If you need to use a pointer instead of a character array and sprintft instead of strncpy hen you can write

struct Node *prepend( struct Node *list, const char *s )
{
    const size_t N = 12;

    struct Node *node = ( struct Node * )malloc( sizeof( struct Node ) );
    if ( node == NULL ) return list;

    node->data = malloc( ( N + 1 ) * sizeof( char ) );
    sprintf( node->data, "%*.*s", N, N, s );

    node->next = list;

    return node;
}

When the list will not be needed any more you have to delete it.

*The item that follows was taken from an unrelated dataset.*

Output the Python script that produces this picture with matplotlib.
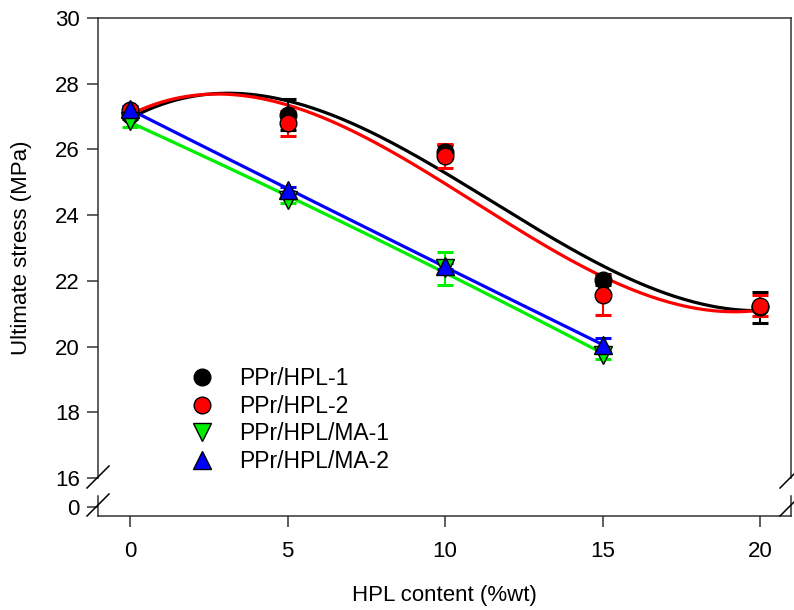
import numpy as np
import matplotlib
matplotlib.use("Agg")
import matplotlib.pyplot as plt
from matplotlib.lines import Line2D

plt.rcParams['font.family'] = ['Liberation Sans', 'DejaVu Sans']

# ---- data ----
hpl = [0, 5, 10, 15, 20]
hpl_ma = [0, 5, 10, 15]

ppr_hpl_1 = [27.05, 27.05, 25.93, 22.03, 21.20]
ppr_hpl_1_err = [0.12, 0.47, 0.20, 0.17, 0.47]
ppr_hpl_2 = [27.20, 26.79, 25.80, 21.57, 21.25]
ppr_hpl_2_err = [0.10, 0.38, 0.36, 0.62, 0.33]
ppr_hpl_ma_1 = [26.87, 24.45, 22.38, 19.75]
ppr_hpl_ma_1_err = [0.20, 0.08, 0.50, 0.12]
ppr_hpl_ma_2 = [27.22, 24.78, 22.45, 20.05]
ppr_hpl_ma_2_err = [0.10, 0.08, 0.10, 0.20]

labels = ["PPr/HPL-1", "PPr/HPL-2", "PPr/HPL/MA-1", "PPr/HPL/MA-2"]
y_ticks = [16, 18, 20, 22, 24, 26, 28, 30]
x_ticks = [0, 5, 10, 15, 20]

W, H = 794, 610
fig = plt.figure(figsize=(W / 100, H / 100), dpi=100)

L, R = 98, 791
top_up, bot_up = 18, 478
top_lo, bot_lo = 496, 516
ax = fig.add_axes([L / W, 1 - bot_up / H, (R - L) / W, (bot_up - top_up) / H])
ax2 = fig.add_axes([L / W, 1 - bot_lo / H, (R - L) / W, (bot_lo - top_lo) / H])

FS = 16
ppu = (bot_up - top_up) / 14.0
ax.set_ylim(16, 30)
ax2.set_ylim(-(bot_lo - 507) / ppu, (507 - top_lo) / ppu)
for a in (ax, ax2):
    a.set_xlim(-1.02, 20.98)
    a.set_facecolor('none')
    for s in a.spines.values():
        s.set_linewidth(1.1)
        s.set_color('#333333')
    a.tick_params(axis='both', direction='out', length=8, width=1.1,
                  labelsize=FS, colors='#333333', labelcolor='black')

ax.spines['bottom'].set_visible(False)
ax2.spines['top'].set_visible(False)
ax.set_xticks([])
ax.set_yticks(y_ticks)
ax2.set_yticks([0])
ax2.set_xticks(x_ticks)
ax2.tick_params(axis='x', pad=10)
ax.tick_params(axis='y', pad=5)
ax2.tick_params(axis='y', pad=5)

series = [
    (hpl, ppr_hpl_1, ppr_hpl_1_err, 'black', 'o', 3),
    (hpl, ppr_hpl_2, ppr_hpl_2_err, 'red', 'o', 3),
    (hpl_ma, ppr_hpl_ma_1, ppr_hpl_ma_1_err, '#00ee00', 'v', 2),
    (hpl_ma, ppr_hpl_ma_2, ppr_hpl_ma_2_err, 'blue', '^', 2),
]

handles = []
for i, (x, y, e, c, m, deg) in enumerate(series):
    x = np.asarray(x, float)
    y = np.asarray(y, float)
    coef = np.polyfit(x, y, deg)
    xs = np.linspace(x.min(), x.max(), 200)
    ax.plot(xs, np.polyval(coef, xs), color=c, lw=2.3, zorder=2 + i * 0.1)
for i, (x, y, e, c, m, deg) in enumerate(series):
    ax.errorbar(x, y, yerr=e, fmt='none', ecolor=c,
                elinewidth=1.5, capsize=6, capthick=2.2, zorder=3 + i * 0.1)
    ms = 12 if m == 'o' else 13
    ax.plot(x, y, linestyle='none', marker=m, markersize=ms,
            markerfacecolor=c, markeredgecolor='black', markeredgewidth=1.0,
            zorder=4 + i * 0.1)
    handles.append(Line2D([], [], linestyle='none', marker=m, markersize=ms,
                          markerfacecolor=c, markeredgecolor='black',
                          markeredgewidth=1.0))

leg = ax.legend(handles, labels, loc='upper left',
                bbox_to_anchor=((184 - L) / (R - L), (bot_up - 367) / (bot_up - top_up)),
                frameon=False, fontsize=16.5, handletextpad=0.8,
                labelspacing=0.2, borderaxespad=0, handlelength=1.6,
                borderpad=0)

ax.set_ylabel("Ultimate stress (MPa)", fontsize=FS)
ax.yaxis.set_label_coords((22 - L) / (R - L), 0.5)
ax2.set_xlabel("HPL content (%wt)", fontsize=FS)
ax2.xaxis.set_label_coords(0.5, -(596 - bot_lo) / (bot_lo - top_lo))
ax2.xaxis.label.set_va('center')
ax.yaxis.label.set_va('center')

# break marks
def slash(cx, cy):
    fig.add_artist(Line2D([(cx - 11) / W, (cx + 11) / W],
                          [1 - (cy + 11) / H, 1 - (cy - 11) / H],
                          color='black', lw=1.1, transform=fig.transFigure))

for cx in (L, R):
    slash(cx, 477)
    slash(cx, 505)

fig.savefig("out.png", dpi=100)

For example

void delete( struct Node *list )
{
    while ( list )
    {
        Node *tmp = list;
        list = list->next;

        free( tmp->data );
        free( tmp );
    }
}

Answer 2

You don't allocate memory for temp here:

char* temp = NULL;
sprintf(temp,"%d:%s", length_s, s);

You could use either a static array of chars or dynamically allocate the memory for it.

In order to copy what you want, you should so this: If data of Node is a char*,

node->data = malloc((length_s + 1) + 1 + digits_of_length);
sprintf(node->data,"%d:%s", length_s, s);

If data of Node is an array of chars, you should do this:

sprintf(node->data,"%d:%s", ((length_s + 1) + 1 + digits_of_length), s);

As you see this gets a bit nasty, because you have to find the digits of the length too, in order to allocate memory.

Why not augmenting your Node with an extra field called str_length, which will keep track of the length of the string the current node holds. That way, you could modify your function to this:

struct Node *prepend(struct Node *list, char *s)
{
    struct Node *node = (struct Node *)malloc(sizeof(struct Node));
    if (node == NULL)
        return NULL;

    int length_s = strlen(s);

    node->data = malloc(length_s + 1);
    strcpy(node->data, temp);
    node->str_length = length_s + 1;
    node->next = list;

    return node;
}

---

When you go trhough this, don't forget to write a free_list(), which will de-allocates the whole list.

Also, don't cast what malloc returns. Why?